WORK TO BE COMPLETED => Retype all the entries word for word, but omit the pictures.

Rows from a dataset
--- Start ---
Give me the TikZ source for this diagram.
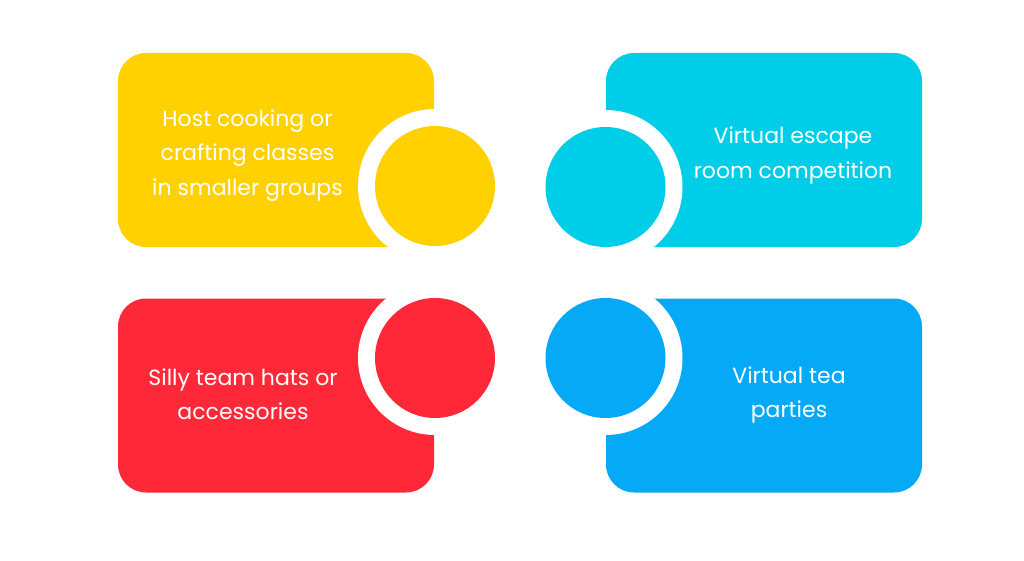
\documentclass[tikz,border=0pt]{standalone}
\usepackage{fontspec}
\setmainfont{Poppins}
\definecolor{cyellow}{HTML}{FFD100}
\definecolor{ccyan}{HTML}{00CDE8}
\definecolor{cred}{HTML}{FF2838}
\definecolor{cblue}{HTML}{05A9F5}
\begin{document}
\begin{tikzpicture}[x=1pt,y=-1pt,
  card/.style={rectangle, rounded corners=28pt, minimum width=316pt, minimum height=194pt, inner sep=0pt, fill=#1},
  ring/.style={circle, fill=white, minimum size=154pt, inner sep=0pt},
  dot/.style={circle, fill=#1, minimum size=120pt, inner sep=0pt},
  label/.style={text=white, align=center, font=\fontsize{22}{34.5}\selectfont, inner sep=0pt}]
\useasboundingbox (0,0) rectangle (1024,561);
% cards
\node[card=cyellow] (c1) at (276,150) {};
\node[card=ccyan]   (c2) at (764,150) {};
\node[card=cred]    (c3) at (276,395.5) {};
\node[card=cblue]   (c4) at (764,395.5) {};
% rings
\node[ring] (r1) at (435,186) {};
\node[ring] (r2) at (605.5,187) {};
\node[ring] (r3) at (435,358) {};
\node[ring] (r4) at (605.5,358) {};
% dots
\node[dot=cyellow] (d1) at (r1) {};
\node[dot=ccyan]   (d2) at (r2) {};
\node[dot=cred]    (d3) at (r3) {};
\node[dot=cblue]   (d4) at (r4) {};
% texts
\node[label] (t1) at (247.5,155.5) {Host cooking or\\crafting classes\\in smaller groups};
\node[label] (t2) at (793,155.5) {Virtual escape\\room competition};
\node[label] (t3) at (243,394) {Silly team hats or\\accessories};
\node[label] (t4) at (789,395) {Virtual tea\\parties};
\end{tikzpicture}
\end{document}
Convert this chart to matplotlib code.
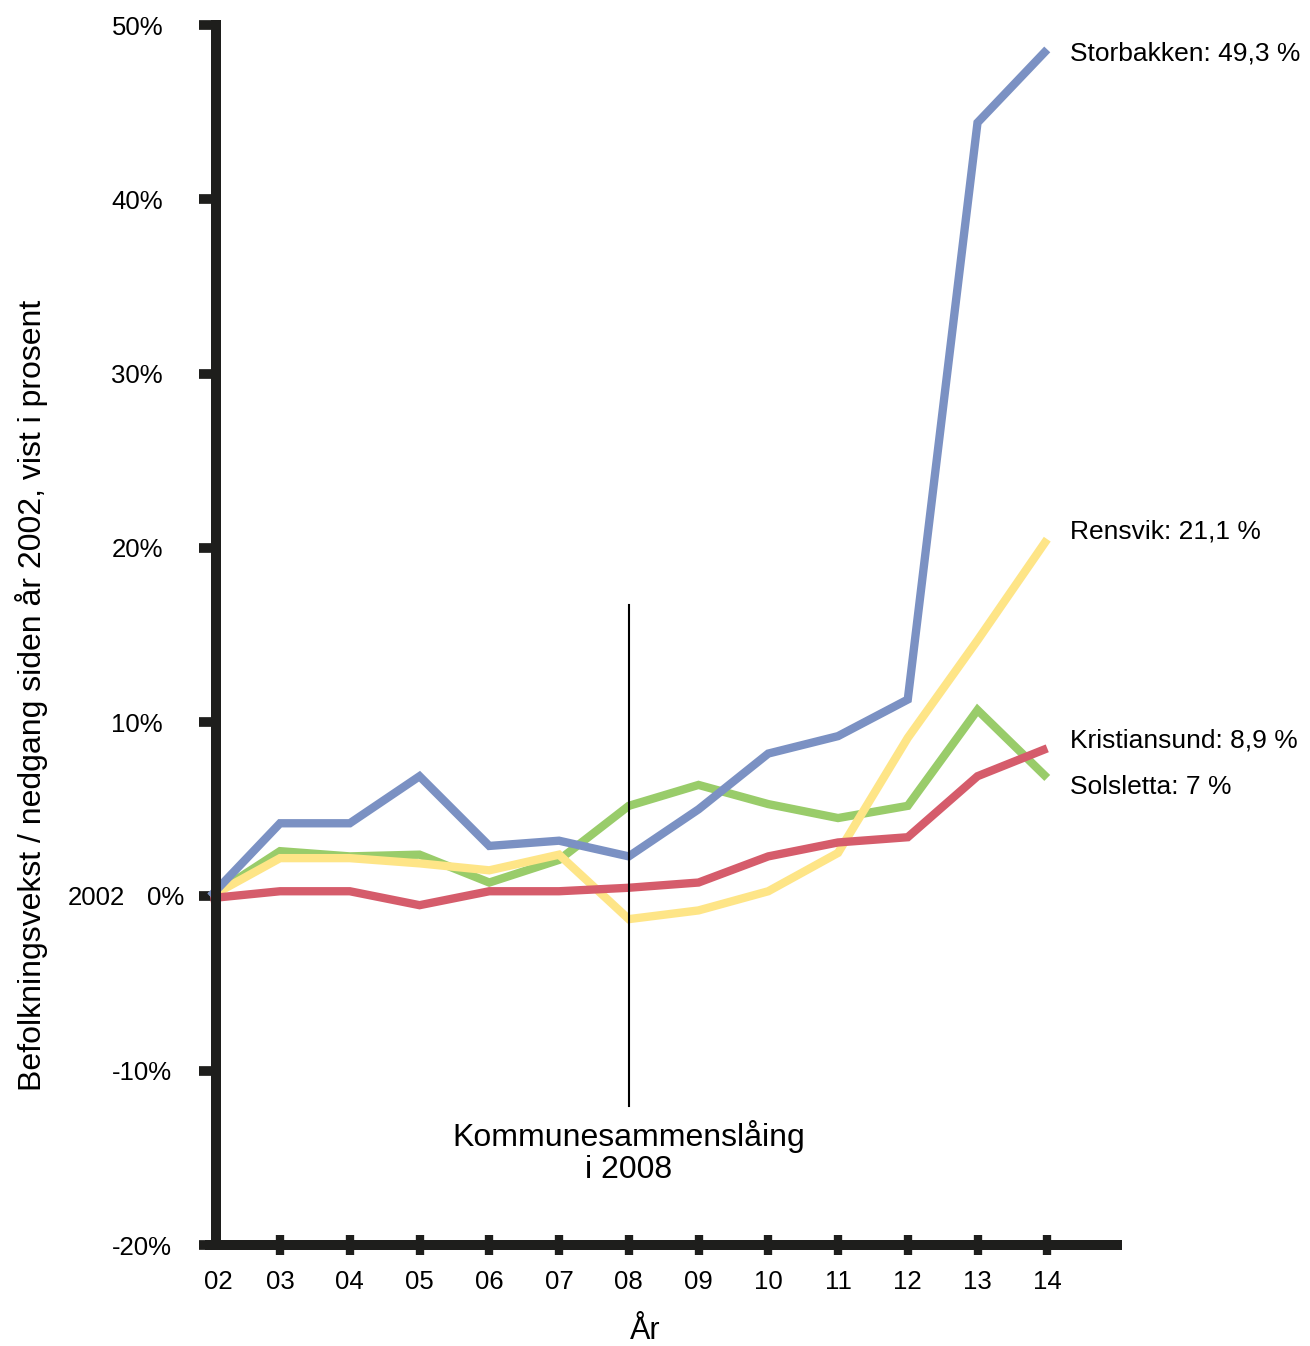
"""
Befolkningsvekst / nedgang siden 2002 for fire steder, vist i prosent.
"""
import matplotlib
matplotlib.use("Agg")
import matplotlib.pyplot as plt

plt.rcParams['font.family'] = ['Liberation Sans', 'DejaVu Sans']

# Data
years = [2002, 2003, 2004, 2005, 2006, 2007, 2008, 2009, 2010, 2011, 2012, 2013, 2014]
year_labels = ['02', '03', '04', '05', '06', '07', '08', '09', '10', '11', '12', '13', '14']

storbakken = [0.0, 4.2, 4.2, 6.9, 2.9, 3.2, 2.3, 5.0, 8.2, 9.2, 11.3, 44.4, 48.6]
rensvik = [0.0, 2.2, 2.2, 1.9, 1.5, 2.4, -1.3, -0.8, 0.3, 2.5, 9.1, 14.7, 20.5]
solsletta = [0.0, 2.6, 2.3, 2.4, 0.8, 2.1, 5.2, 6.4, 5.3, 4.5, 5.2, 10.7, 6.8]
kristiansund = [-0.1, 0.3, 0.3, -0.5, 0.3, 0.3, 0.5, 0.8, 2.3, 3.1, 3.4, 6.9, 8.5]

series_labels = ['Storbakken: 49,3 %', 'Rensvik: 21,1 %', 'Kristiansund: 8,9 %', 'Solsletta: 7 %']

y_ticks = [-20, -10, 0, 10, 20, 30, 40, 50]
y_tick_labels = ['-20%', '-10%', '', '10%', '20%', '30%', '40%', '50%']

merger_year = 2008

fig = plt.figure(figsize=(13.1, 13.46), dpi=100)
ax = fig.add_axes([210.3 / 1310, 0.0750, 906.7 / 1310, 0.9064])

lw = 6
# drawing order: green, yellow, red, blue
ax.plot(years, solsletta, color='#99cc6a', lw=lw, solid_joinstyle='miter', solid_capstyle='butt', clip_on=False)
ax.plot(years, rensvik, color='#fee587', lw=lw, solid_joinstyle='miter', solid_capstyle='butt', clip_on=False)
ax.plot(years, kristiansund, color='#d55c6b', lw=lw, solid_joinstyle='miter', solid_capstyle='butt', clip_on=False)
ax.plot(years, storbakken, color='#7b91c3', lw=lw, solid_joinstyle='miter', solid_capstyle='butt', clip_on=False)

# merger marker
ax.plot([merger_year, merger_year], [-12.0, 16.7], color='black', lw=1.5)
ax.text(merger_year, -14.7, 'Kommunesammenslåing\ni 2008', ha='center', va='center',
        fontsize=23, linespacing=1.1)

# end labels
label_offsets = [-4, 8, 8, -9]
ends = [storbakken[-1], rensvik[-1], kristiansund[-1], solsletta[-1]]
for lab, yv, dy in zip(series_labels, ends, label_offsets):
    ax.annotate(lab, xy=(years[-1], yv), xytext=(23, dy), textcoords='offset pixels',
                ha='left', va='center', fontsize=19, annotation_clip=False)

ax.set_xlim(2002, 2015)
ax.set_ylim(-20, 50)

for s in ['top', 'right']:
    ax.spines[s].set_visible(False)
for s in ['left', 'bottom']:
    ax.spines[s].set_linewidth(7.2)
    ax.spines[s].set_color('#1e1e1c')
    ax.spines[s].set_capstyle('projecting')
ax.spines['left'].set_position(('data', 2002.08))

ax.set_xticks(years[1:])
ax.set_xticklabels(year_labels[1:], fontsize=18.5)
ax.tick_params(axis='x', direction='inout', length=13.7, width=6, color='#1e1e1c', pad=11)
# label for 02 sits under the y axis
ax.annotate(year_labels[0], xy=(years[0], -20), xytext=(8, -37), textcoords='offset pixels',
            ha='center', va='center', fontsize=18.5, annotation_clip=False)

ax.set_yticks(y_ticks)
ax.set_yticklabels(y_tick_labels, fontsize=18.5, ha='left')
ax.tick_params(axis='y', direction='out', length=12.2, width=7, color='#1e1e1c', pad=63)

ax.annotate('2002', xy=(years[0], 0), xytext=(-85, -2), textcoords='offset pixels',
            ha='right', va='center', fontsize=18.5, annotation_clip=False)
ax.annotate('0%', xy=(years[0], 0), xytext=(-63, -2), textcoords='offset pixels',
            ha='left', va='center', fontsize=18.5, annotation_clip=False)

ax.set_xlabel('År', fontsize=22, x=(645 - 210.3) / 906.7, labelpad=16)
fig.text(32 / 1310, 1 - 695 / 1346, 'Befolkningsvekst / nedgang siden år 2002, vist i prosent',
         rotation=90, ha='center', va='center', fontsize=23)

fig.savefig('out.png', dpi=100)
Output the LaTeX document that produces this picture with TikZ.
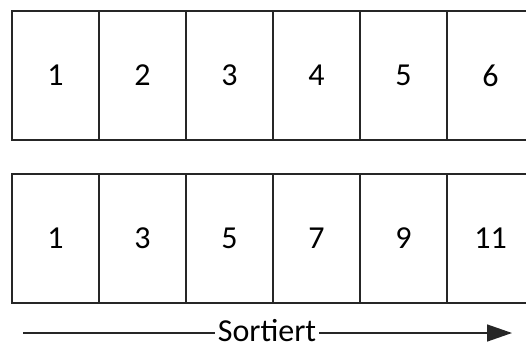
--- End ---
SOLVED PROBLEM =>
Give me the TikZ source for this diagram.
\documentclass[tikz,border=0pt]{standalone}
\usepackage{fontspec}
\setmainfont{Poppins}
\definecolor{cyellow}{HTML}{FFD100}
\definecolor{ccyan}{HTML}{00CDE8}
\definecolor{cred}{HTML}{FF2838}
\definecolor{cblue}{HTML}{05A9F5}
\begin{document}
\begin{tikzpicture}[x=1pt,y=-1pt,
  card/.style={rectangle, rounded corners=28pt, minimum width=316pt, minimum height=194pt, inner sep=0pt, fill=#1},
  ring/.style={circle, fill=white, minimum size=154pt, inner sep=0pt},
  dot/.style={circle, fill=#1, minimum size=120pt, inner sep=0pt},
  label/.style={text=white, align=center, font=\fontsize{22}{34.5}\selectfont, inner sep=0pt}]
\useasboundingbox (0,0) rectangle (1024,561);
% cards
\node[card=cyellow] (c1) at (276,150) {};
\node[card=ccyan]   (c2) at (764,150) {};
\node[card=cred]    (c3) at (276,395.5) {};
\node[card=cblue]   (c4) at (764,395.5) {};
% rings
\node[ring] (r1) at (435,186) {};
\node[ring] (r2) at (605.5,187) {};
\node[ring] (r3) at (435,358) {};
\node[ring] (r4) at (605.5,358) {};
% dots
\node[dot=cyellow] (d1) at (r1) {};
\node[dot=ccyan]   (d2) at (r2) {};
\node[dot=cred]    (d3) at (r3) {};
\node[dot=cblue]   (d4) at (r4) {};
% texts
\node[label] (t1) at (247.5,155.5) {Host cooking or\\crafting classes\\in smaller groups};
\node[label] (t2) at (793,155.5) {Virtual escape\\room competition};
\node[label] (t3) at (243,394) {Silly team hats or\\accessories};
\node[label] (t4) at (789,395) {Virtual tea\\parties};
\end{tikzpicture}
\end{document}
Convert this chart to matplotlib code.
"""
Befolkningsvekst / nedgang siden 2002 for fire steder, vist i prosent.
"""
import matplotlib
matplotlib.use("Agg")
import matplotlib.pyplot as plt

plt.rcParams['font.family'] = ['Liberation Sans', 'DejaVu Sans']

# Data
years = [2002, 2003, 2004, 2005, 2006, 2007, 2008, 2009, 2010, 2011, 2012, 2013, 2014]
year_labels = ['02', '03', '04', '05', '06', '07', '08', '09', '10', '11', '12', '13', '14']

storbakken = [0.0, 4.2, 4.2, 6.9, 2.9, 3.2, 2.3, 5.0, 8.2, 9.2, 11.3, 44.4, 48.6]
rensvik = [0.0, 2.2, 2.2, 1.9, 1.5, 2.4, -1.3, -0.8, 0.3, 2.5, 9.1, 14.7, 20.5]
solsletta = [0.0, 2.6, 2.3, 2.4, 0.8, 2.1, 5.2, 6.4, 5.3, 4.5, 5.2, 10.7, 6.8]
kristiansund = [-0.1, 0.3, 0.3, -0.5, 0.3, 0.3, 0.5, 0.8, 2.3, 3.1, 3.4, 6.9, 8.5]

series_labels = ['Storbakken: 49,3 %', 'Rensvik: 21,1 %', 'Kristiansund: 8,9 %', 'Solsletta: 7 %']

y_ticks = [-20, -10, 0, 10, 20, 30, 40, 50]
y_tick_labels = ['-20%', '-10%', '', '10%', '20%', '30%', '40%', '50%']

merger_year = 2008

fig = plt.figure(figsize=(13.1, 13.46), dpi=100)
ax = fig.add_axes([210.3 / 1310, 0.0750, 906.7 / 1310, 0.9064])

lw = 6
# drawing order: green, yellow, red, blue
ax.plot(years, solsletta, color='#99cc6a', lw=lw, solid_joinstyle='miter', solid_capstyle='butt', clip_on=False)
ax.plot(years, rensvik, color='#fee587', lw=lw, solid_joinstyle='miter', solid_capstyle='butt', clip_on=False)
ax.plot(years, kristiansund, color='#d55c6b', lw=lw, solid_joinstyle='miter', solid_capstyle='butt', clip_on=False)
ax.plot(years, storbakken, color='#7b91c3', lw=lw, solid_joinstyle='miter', solid_capstyle='butt', clip_on=False)

# merger marker
ax.plot([merger_year, merger_year], [-12.0, 16.7], color='black', lw=1.5)
ax.text(merger_year, -14.7, 'Kommunesammenslåing\ni 2008', ha='center', va='center',
        fontsize=23, linespacing=1.1)

# end labels
label_offsets = [-4, 8, 8, -9]
ends = [storbakken[-1], rensvik[-1], kristiansund[-1], solsletta[-1]]
for lab, yv, dy in zip(series_labels, ends, label_offsets):
    ax.annotate(lab, xy=(years[-1], yv), xytext=(23, dy), textcoords='offset pixels',
                ha='left', va='center', fontsize=19, annotation_clip=False)

ax.set_xlim(2002, 2015)
ax.set_ylim(-20, 50)

for s in ['top', 'right']:
    ax.spines[s].set_visible(False)
for s in ['left', 'bottom']:
    ax.spines[s].set_linewidth(7.2)
    ax.spines[s].set_color('#1e1e1c')
    ax.spines[s].set_capstyle('projecting')
ax.spines['left'].set_position(('data', 2002.08))

ax.set_xticks(years[1:])
ax.set_xticklabels(year_labels[1:], fontsize=18.5)
ax.tick_params(axis='x', direction='inout', length=13.7, width=6, color='#1e1e1c', pad=11)
# label for 02 sits under the y axis
ax.annotate(year_labels[0], xy=(years[0], -20), xytext=(8, -37), textcoords='offset pixels',
            ha='center', va='center', fontsize=18.5, annotation_clip=False)

ax.set_yticks(y_ticks)
ax.set_yticklabels(y_tick_labels, fontsize=18.5, ha='left')
ax.tick_params(axis='y', direction='out', length=12.2, width=7, color='#1e1e1c', pad=63)

ax.annotate('2002', xy=(years[0], 0), xytext=(-85, -2), textcoords='offset pixels',
            ha='right', va='center', fontsize=18.5, annotation_clip=False)
ax.annotate('0%', xy=(years[0], 0), xytext=(-63, -2), textcoords='offset pixels',
            ha='left', va='center', fontsize=18.5, annotation_clip=False)

ax.set_xlabel('År', fontsize=22, x=(645 - 210.3) / 906.7, labelpad=16)
fig.text(32 / 1310, 1 - 695 / 1346, 'Befolkningsvekst / nedgang siden år 2002, vist i prosent',
         rotation=90, ha='center', va='center', fontsize=23)

fig.savefig('out.png', dpi=100)
Output the LaTeX document that produces this picture with TikZ.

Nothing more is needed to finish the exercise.